Demorei para entender algumas estruturas da existência, mas quando percebi, relaxei e pude viver melhor.
Quando escrevi "Memórias de um sobrevivente", não o fiz com o objetivo de produzir um livro. Eu apenas realizava uma avaliação em minha vida. Estava em crise profunda de identidade e com dificuldades para aceitar as consequências de meus atos. Como autodidata, eu possuía um método: tudo o que aprendesse e conseguisse escrever, estava memorizado. Então fui escrevendo sobre o que conhecia de minha vida até atualizar. Depois fui ler com intenção de buscar entender o que eu havia feito de mim. E não adiantou nada porque o que eu havia escrito já sabia e saber não modificava nada.
Mas, consegui tirar duas conclusões fundamentais que deram base à continuação de meus dias. Uma delas é que eu havia passado por tantos perigos, tantas situações em que minha existência esteve por um fio, que seria impossível haver sobrevivido somente por acaso. Passei por trocentas (não há como contar quantas) rebeliões de prisões em que a PM entrava nos caçando a tiros como fôssemos ratos. Passei por três meses e meio nas mãos de uma equipe do DEIC sendo torturado quase que diariamente. Os três parceiros que estiveram comigo nessa época enlouqueceram posteriormente. Fui espancado, baleado (em três ocasiões), barbarizado e depois ainda comi o pão que o diabo amassou por mais de 30 anos nas mãos de guardas de presídio e da policia militar.
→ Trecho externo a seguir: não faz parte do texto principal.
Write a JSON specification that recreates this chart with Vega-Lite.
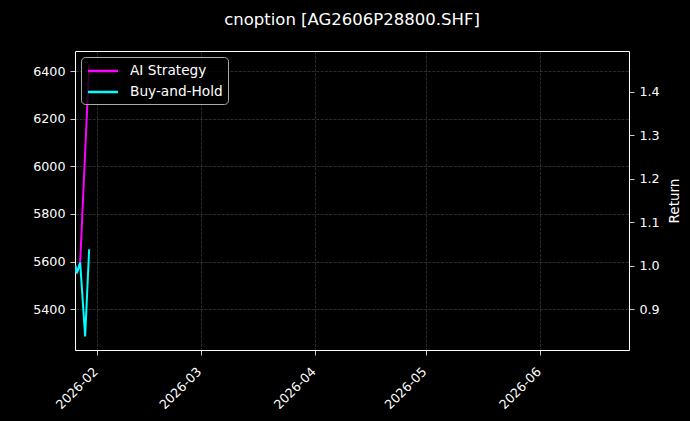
{
  "$schema": "https://vega.github.io/schema/vega-lite/v6.json",
  "width": 554,
  "height": 299,
  "autosize": {"type": "none"},
  "padding": {"left": 75, "top": 51, "right": 61, "bottom": 71},
  "background": "black",
  "title": {
    "text": "cnoption [AG2606P28800.SHF]",
    "anchor": "middle",
    "frame": "group",
    "baseline": "alphabetic",
    "offset": 10,
    "font": "DejaVu Sans",
    "fontSize": 16.5,
    "fontWeight": "normal",
    "color": "white"
  },
  "layer": [
    {
      "mark": {"type": "rule", "opacity": 0},
      "encoding": {
        "y": {
          "datum": 5400,
          "type": "quantitative",
          "title": "Price",
          "scale": {"domain": [5229, 6484], "nice": false, "zero": false},
          "axis": {
            "orient": "left",
            "values": [5400, 5600, 5800, 6000, 6200, 6400],
            "format": "d",
            "titlePadding": 8
          }
        }
      }
    },
    {
      "data": {
        "values": [
          {"date": "2026-01-26T03:00", "series": "AI Strategy", "ret": 1.0},
          {"date": "2026-01-26T12:00", "series": "AI Strategy", "ret": 0.9825},
          {"date": "2026-01-27T09:30", "series": "AI Strategy", "ret": 1.007},
          {"date": "2026-01-28T18:00", "series": "AI Strategy", "ret": 1.261},
          {"date": "2026-01-29T20:00", "series": "AI Strategy", "ret": 1.462},
          {"date": "2026-01-26T03:00", "series": "Buy-and-Hold", "ret": 1.0},
          {"date": "2026-01-26T12:00", "series": "Buy-and-Hold", "ret": 0.9825},
          {"date": "2026-01-27T09:30", "series": "Buy-and-Hold", "ret": 1.007},
          {"date": "2026-01-28T18:00", "series": "Buy-and-Hold", "ret": 0.837},
          {"date": "2026-01-29T20:00", "series": "Buy-and-Hold", "ret": 1.038}
        ]
      },
      "mark": {"type": "line", "strokeWidth": 2, "clip": true},
      "encoding": {
        "x": {
          "field": "date",
          "type": "temporal",
          "title": null,
          "scale": {
            "domain": [
              {"year": 2026, "month": 1, "date": 26},
              {"year": 2026, "month": 6, "date": 25}
            ]
          },
          "axis": {
            "values": [
              {"year": 2026, "month": 2, "date": 1},
              {"year": 2026, "month": 3, "date": 1},
              {"year": 2026, "month": 4, "date": 1},
              {"year": 2026, "month": 5, "date": 1},
              {"year": 2026, "month": 6, "date": 1}
            ],
            "format": "%Y-%m",
            "labelAngle": -45,
            "labelAlign": "right",
            "labelBaseline": "top",
            "labelPadding": 10,
            "labelOffset": -6
          }
        },
        "y": {
          "field": "ret",
          "type": "quantitative",
          "title": "Return",
          "scale": {"domain": [0.806, 1.494], "nice": false, "zero": false},
          "axis": {
            "orient": "right",
            "values": [0.9, 1.0, 1.1, 1.2, 1.3, 1.4],
            "format": ".1f",
            "titleAngle": 270,
            "titleBaseline": "top",
            "titlePadding": 8
          }
        },
        "color": {
          "field": "series",
          "type": "nominal",
          "scale": {
            "domain": ["AI Strategy", "Buy-and-Hold"],
            "range": ["#ff00ff", "#00ffff"]
          },
          "legend": {
            "title": null,
            "orient": "top-left",
            "offset": 6,
            "symbolType": "M-2,0H2",
            "symbolSize": 225,
            "symbolOffset": 8,
            "symbolStrokeWidth": 2.5,
            "labelOffset": 18,
            "rowPadding": 5,
            "padding": 5,
            "cornerRadius": 4,
            "fillColor": "rgba(0,0,0,0.8)",
            "strokeColor": "#aaaaaa"
          }
        }
      }
    }
  ],
  "resolve": {"scale": {"y": "independent"}},
  "config": {
    "font": "DejaVu Sans",
    "view": {"stroke": "white", "strokeWidth": 1},
    "axis": {
      "domain": false,
      "grid": true,
      "gridColor": "#b0b0b0",
      "gridOpacity": 0.3,
      "gridDash": [3, 1.3],
      "gridWidth": 0.8,
      "ticks": true,
      "tickColor": "white",
      "tickSize": 5,
      "tickWidth": 0.8,
      "labelColor": "white",
      "labelFont": "DejaVu Sans",
      "labelFontSize": 12.7,
      "labelPadding": 5,
      "titleColor": "white",
      "titleFont": "DejaVu Sans",
      "titleFontSize": 13.5,
      "titleFontWeight": "normal"
    },
    "legend": {
      "labelColor": "white",
      "labelFont": "DejaVu Sans",
      "labelFontSize": 13.7
    }
  }
}
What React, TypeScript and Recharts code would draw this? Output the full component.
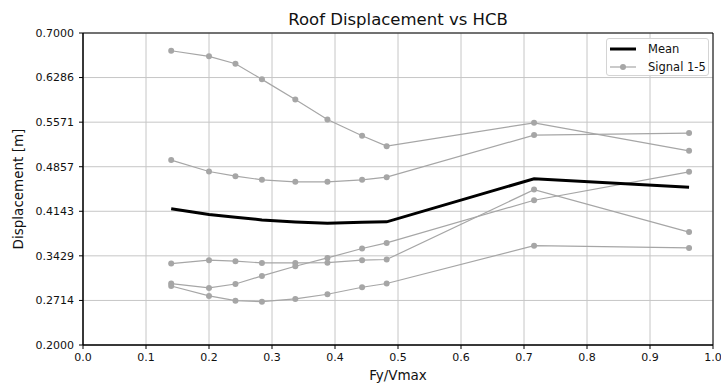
import React from 'react';
import { LineChart, Line, XAxis, YAxis, CartesianGrid, Legend, ReferenceArea } from 'recharts';

// Fy/Vmax sample points (shared by every series)
const fyRatio = [0.14, 0.2, 0.242, 0.284, 0.337, 0.388, 0.443, 0.482, 0.716, 0.962];

// roof displacement [m]
const signal1 = [0.6716, 0.6626, 0.6508, 0.6257, 0.5936, 0.5615, 0.5353, 0.5187, 0.5561, 0.5112];
const signal2 = [0.4963, 0.4781, 0.4706, 0.4647, 0.4615, 0.4615, 0.4647, 0.469, 0.5364, 0.5396];
const signal3 = [0.3305, 0.3359, 0.3343, 0.3316, 0.3316, 0.332, 0.3359, 0.337, 0.449, 0.381];
const signal4 = [0.2984, 0.2914, 0.2978, 0.3107, 0.3262, 0.3396, 0.3546, 0.3636, 0.432, 0.4775];
const signal5 = [0.2946, 0.2786, 0.2711, 0.2695, 0.2738, 0.2813, 0.2926, 0.2985, 0.3592, 0.3555];
const meanDisp = [0.4183, 0.4093, 0.4049, 0.4004, 0.3973, 0.3952, 0.3966, 0.3974, 0.4665, 0.453];

const xTicks = [0, 0.1, 0.2, 0.3, 0.4, 0.5, 0.6, 0.7, 0.8, 0.9, 1.0];
const yTicks = [0.2, 0.2714, 0.3429, 0.4143, 0.4857, 0.5571, 0.6286, 0.7];
const yTickLabels = ['0.2000', '0.2714', '0.3429', '0.4143', '0.4857', '0.5571', '0.6286', '0.7000'];

const signals = [signal1, signal2, signal3, signal4, signal5];

const data = fyRatio.map((x, i) => {
    const row: any = { x, mean: meanDisp[i] };
    signals.forEach((s, k) => { row['s' + (k + 1)] = s[i]; });
    return row;
});

const FONT = '"DejaVu Sans", sans-serif';
const GRAY = '#a6a6a6';

const renderLegend = () => (
    <div style={{
        width: 101, height: 36, border: '1px solid #d4d4d4', borderRadius: 3,
        background: 'rgba(255,255,255,0.85)', fontFamily: FONT, fontSize: 11.5, color: '#111',
        boxSizing: 'content-box',
    }}>
        <div style={{ display: 'flex', alignItems: 'center', height: 18, marginTop: 1 }}>
            <svg width={38} height={10} style={{ marginLeft: 3 }}>
                <line x1={0} y1={5} x2={26} y2={5} stroke="#000" strokeWidth={3} />
            </svg>
            <span>Mean</span>
        </div>
        <div style={{ display: 'flex', alignItems: 'center', height: 17 }}>
            <svg width={38} height={10} style={{ marginLeft: 3 }}>
                <line x1={0} y1={5} x2={26} y2={5} stroke={GRAY} strokeWidth={1.2} />
                <circle cx={13} cy={5} r={3} fill={GRAY} />
            </svg>
            <span>Signal 1-5</span>
        </div>
    </div>
);

const YLabel = (props: any) => {
    const vb = props.viewBox;
    const cy = vb.y + vb.height / 2;
    return (
        <text x={23} y={cy} transform={`rotate(-90, 23, ${cy})`} textAnchor="middle"
            fontFamily={FONT} fontSize={13.5} fill="#111">Displacement [m]</text>
    );
};

const XLabel = (props: any) => {
    const vb = props.viewBox;
    return (
        <text x={vb.x + vb.width / 2} y={380} textAnchor="middle"
            fontFamily={FONT} fontSize={13.5} fill="#111">Fy/Vmax</text>
    );
};

const App: React.FC = () => {
    return (
        <div style={{ position: 'absolute', left: 0, top: 0, background: '#fff' }}>
            <LineChart width={721} height={385} data={data}
                margin={{ top: 33, right: 8, bottom: 0, left: 0 }}>
                <CartesianGrid stroke="#c6c6c6" strokeWidth={1} />
                <XAxis dataKey="x" type="number" domain={[0, 1]} ticks={xTicks} height={40}
                    tickFormatter={(v: number) => v.toFixed(1)} interval={0}
                    tick={{ fontSize: 11, fontFamily: FONT, fill: '#111' }}
                    tickSize={4} tickMargin={4} stroke="#000" allowDataOverflow
                    label={<XLabel />} />
                <YAxis type="number" domain={[0.2, 0.7]} ticks={yTicks} width={83} interval={0}
                    tickFormatter={(v: number) => yTickLabels[yTicks.indexOf(v)] ?? v.toFixed(4)}
                    tick={{ fontSize: 11, fontFamily: FONT, fill: '#111' }}
                    tickSize={4} tickMargin={5} stroke="#000" allowDataOverflow
                    label={<YLabel />} />
                <ReferenceArea x1={0} x2={1} y1={0.2} y2={0.7} fill="none" fillOpacity={0}
                    stroke="#000" strokeWidth={1}
                    label={{ value: 'Roof Displacement vs HCB', position: 'top', offset: 8,
                        fontSize: 16.5, fontFamily: FONT, fill: '#111' }} />
                {signals.map((_, k) => (
                    <Line key={k} dataKey={'s' + (k + 1)} stroke={GRAY} strokeWidth={1.2}
                        dot={{ r: 3, fill: GRAY, stroke: 'none' }} activeDot={false}
                        type="linear" isAnimationActive={false} />
                ))}
                <Line dataKey="mean" stroke="#000" strokeWidth={3} dot={false} activeDot={false}
                    type="linear" isAnimationActive={false} />
                <Legend layout="horizontal" verticalAlign="middle" align="center"
                    content={renderLegend} wrapperStyle={{ top: 38, left: 606, width: 103 }} />
            </LineChart>
        </div>
    );
};

export default App;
E, aos 61 anos de idade, estou inteiro, otimista e cheio de vontade de viver.
Pude, nesse estudo de mim, sentir que havia uma proteção. Mesmo quando eu me jogava para trás, as oportunidades surgiam como que do nada. Algo que nunca soube o que ou como, me colocava para a frente e assim sobrevivi e estou relativamente bem.
Outra coisa é a sucessão de fracassos que foi minha vida. Nem para ser ladrão deu certo. Não consegui ficar rico, nem chegar perto e só vivi preso, como poderia ser um ladrão bem sucedido? Tudo o que tentei, fracassei fragorosamente, ficou claro nessa minha autobiografia. Mas como adoro ler autobiografia, comecei a perceber que por trás de cada homem que conseguiu ser bem sucedido, há sempre o mesmo homem que fracassou muitas vezes, errou de montão, mas não desistiu jamais e continuou lutando. Michael Jordan afirmou que errou mais de 9 mil cestas, perdeu mais de 300 jogos e jogou fora da cesta a bola final do jogo que daria vitória para sua equipe, 26 vezes. E ele é considerado o maior jogador de basquete de todos os tempos.
Os fracassos são importantes porque sedimentam e fundamentam as vitórias. Os sucessos então tornam-se inteiros, incontestáveis.